Our high school bus driver installed a stereo in his bus and let us stand up in back. If we were lucky, we'd get a green light at this one intersection, he'd fly through it, we'd hit this one bump and get seriously airborne.
posted by Lucinda at 11:39 AM on December 4, 2010


I think World War One would probably be a better analogy for school bus warfare than Vietnam; alliances were forged because there was strength in numbers, everyone got bogged down in their established trenches/seats (if one of the kids at the front of the bus attempted to take a seat at the back, the results were comparable to a straightforward advance across open ground into machine gun fire), and the kids/countries who lost did so because they were stabbed in the back*.

* I know this isn't really why Germany lost...
posted by The Card Cheat at 11:42 AM on December 4, 2010


"[...] a bunch of rabid, down syndrome badgers [...]"

Err...was that really necessary?
posted by deticxe at 11:42 AM on December 4, 2010 [1 favorite]


There was a "group home" on my route too, for high school girls. Being stuck on the side of a mountain didn't appear to limit their amazing access to contraband.

The compounds were much farther up the mountain. The buses didn't go there.
posted by Brocktoon at 11:42 AM on December 4, 2010


I chuckled.
posted by fixedgear at 11:43 AM on December 4, 2010


When I was in elementary school in Battle Creek, MI, my bus stop was at the end of the route. Jr. High as well as elementary rode the same bus, which meant that by the time my bus arrived, all the seats were taken except for the ones occupied by lone Jr. High maniacs.

Most days I would just stand in the aisle (this was before every aspect of childrens' lives was scrutinized for adherence to obsessive safety rules; I'm sure my daughter wouldn't be allowed to stand during her bus ride now, for instance.) But, some days, it would get too much for my pride, and I'd try to get a seat with one of the LJHM's.

This usually involved weathering being called a few names, maybe having punches faked my way. Sometimes I'd get a seat, sometimes I wouldn't.

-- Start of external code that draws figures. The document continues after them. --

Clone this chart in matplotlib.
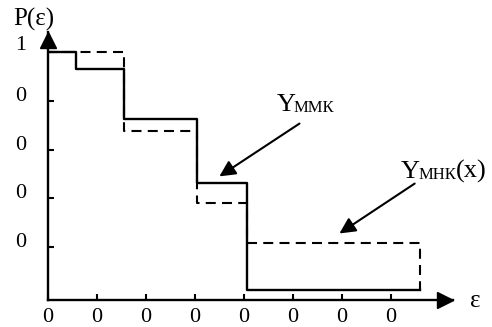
import matplotlib.pyplot as plt
import matplotlib.transforms as mtransforms

plt.rcParams['font.family'] = ['Liberation Serif', 'DejaVu Serif']

# step edges (epsilon) and probability levels
eps_mmk = [0.0, 0.57, 1.55, 3.04, 4.06, 7.6]
p_mmk = [1.0, 0.93, 0.725, 0.463, 0.025]

eps_mnk = [0.0, 1.55, 3.04, 4.06, 7.6]
p_mnk = [1.0, 0.676, 0.381, 0.217]

x_ticks = [0, 1, 2, 3, 4, 5, 6, 7]
x_labels = ["0"] * 8
y_ticks = [0.2, 0.4, 0.6, 0.8, 1.0]
y_labels = ["0", "0", "0", "0", "1"]

fig = plt.figure(figsize=(4.92, 3.27), dpi=100)
ax = fig.add_axes([48/492, 27/327, 405/492, 268/327])
ax.set_xlim(0, 405/49)
ax.set_ylim(-4/244, 264/244)

# solid step (MMK)
ax.plot(eps_mmk, p_mmk + [p_mmk[-1]], drawstyle='steps-post', color='black', lw=1.7)
# dashed step (MNK), closed down to the solid line at the right end
ax.plot(eps_mnk + [eps_mnk[-1]], p_mnk + [p_mnk[-1], p_mmk[-1]], drawstyle='steps-post',
        color='black', lw=1.5, dashes=(4.8, 3))

for s in ['top', 'right']:
    ax.spines[s].set_visible(False)
for s in ['left', 'bottom']:
    ax.spines[s].set_linewidth(1.7)

# axis arrow heads
off = mtransforms.ScaledTranslation(-0.075, 0, fig.dpi_scale_trans)
ax.plot(1, 0, marker='>', ms=11, color='black', transform=ax.transAxes + off, clip_on=False)
off = mtransforms.ScaledTranslation(0, -0.075, fig.dpi_scale_trans)
ax.plot(0, 1, marker='^', ms=11, color='black', transform=ax.transAxes + off, clip_on=False)

ax.set_xticks(x_ticks)
ax.set_xticklabels(x_labels, fontsize=16)
ax.set_yticks(y_ticks)
ax.set_yticklabels(y_labels, fontsize=16)
ax.tick_params(direction='in', length=4.5, width=1.5)
ax.tick_params(axis='x', pad=6)
ax.tick_params(axis='y', pad=16)
for lab in ax.get_yticklabels():
    dy = 0.09 if lab.get_text() == "1" else 0.07
    lab.set_transform(lab.get_transform() + mtransforms.ScaledTranslation(0, dy, fig.dpi_scale_trans))

fig.text(34/492, 1 - 19/327, "P(ε)", fontsize=18, ha='center', va='center')
fig.text(475/492, 1 - 301/327, "ε", fontsize=18, ha='center', va='center')

# label arrows
ax.annotate('', xy=(3.45, 0.484), xytext=(5.18, 0.713),
            arrowprops=dict(arrowstyle='-|>', color='black', lw=1.5, mutation_scale=24))
ax.annotate('', xy=(5.90, 0.25), xytext=(7.53, 0.467),
            arrowprops=dict(arrowstyle='-|>', color='black', lw=1.5, mutation_scale=24))

y1 = ax.text(4.66, 0.783, "Y", fontsize=19, ha='left', va='center')
ax.annotate("ММК", xy=(1, 0), xycoords=y1, xytext=(-1, 0), textcoords='offset points',
            fontsize=12, ha='left', va='bottom')
y2 = ax.text(7.20, 0.508, "Y", fontsize=19, ha='left', va='center')
s2 = ax.annotate("МНК", xy=(1, 0), xycoords=y2, xytext=(-1, 0), textcoords='offset points',
                 fontsize=12, ha='left', va='bottom')
ax.annotate("(x)", xy=(1, 0), xycoords=(s2, y2), fontsize=19, ha='left', va='bottom')

fig.savefig("out.png", dpi=100)
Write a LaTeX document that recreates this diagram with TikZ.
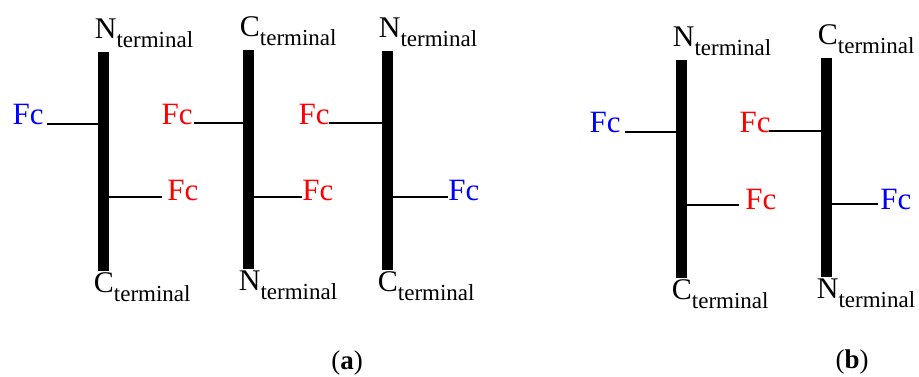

One day I decided I was going to have a seat that day. I just wasn't in the mood for the humiliation of being forced to stand while there were empty seats. So I sat down next to the first LJHM, who promptly shoved me out into the aisle on my ass. I was ready, though, and came up with my heaviest school book and bopped him over the head with it. He instantly responded with a right jab which caught me square in the eye.

I had a shiner for the next few days. All my teachers and the principal at the elementary were shocked that peaceful and passive Bovious would have gotten in a fight.

One day, the kid who gave me the shiner was in the hall. He'd ridden with his mom to pick up his kid brother. I tried to swing past him but he stopped me and looked at my eye. "Hey, kid," he said, "You showed some guts."

I was dumbstruck. I felt like I had earned some small measure of approval from the LJHM. This notion was disproved within the next few days, when he punched me in the mouth the next time I tried to sit next to him.
posted by bovious at 11:46 AM on December 4, 2010 [1 favorite]


The bus was pretty bad. A relatively minor thing that illustrates the whole absence of sane society: this girl who lived two houses down from me used to sit behind me and pull my hair. In high school.

Also, I remember when I was small (and smaller than the other children, for sure), sometimes when the bus would go around corners I would slide right off the hard plastic seat into the aisle. Most of the time I remembered to hold on, though.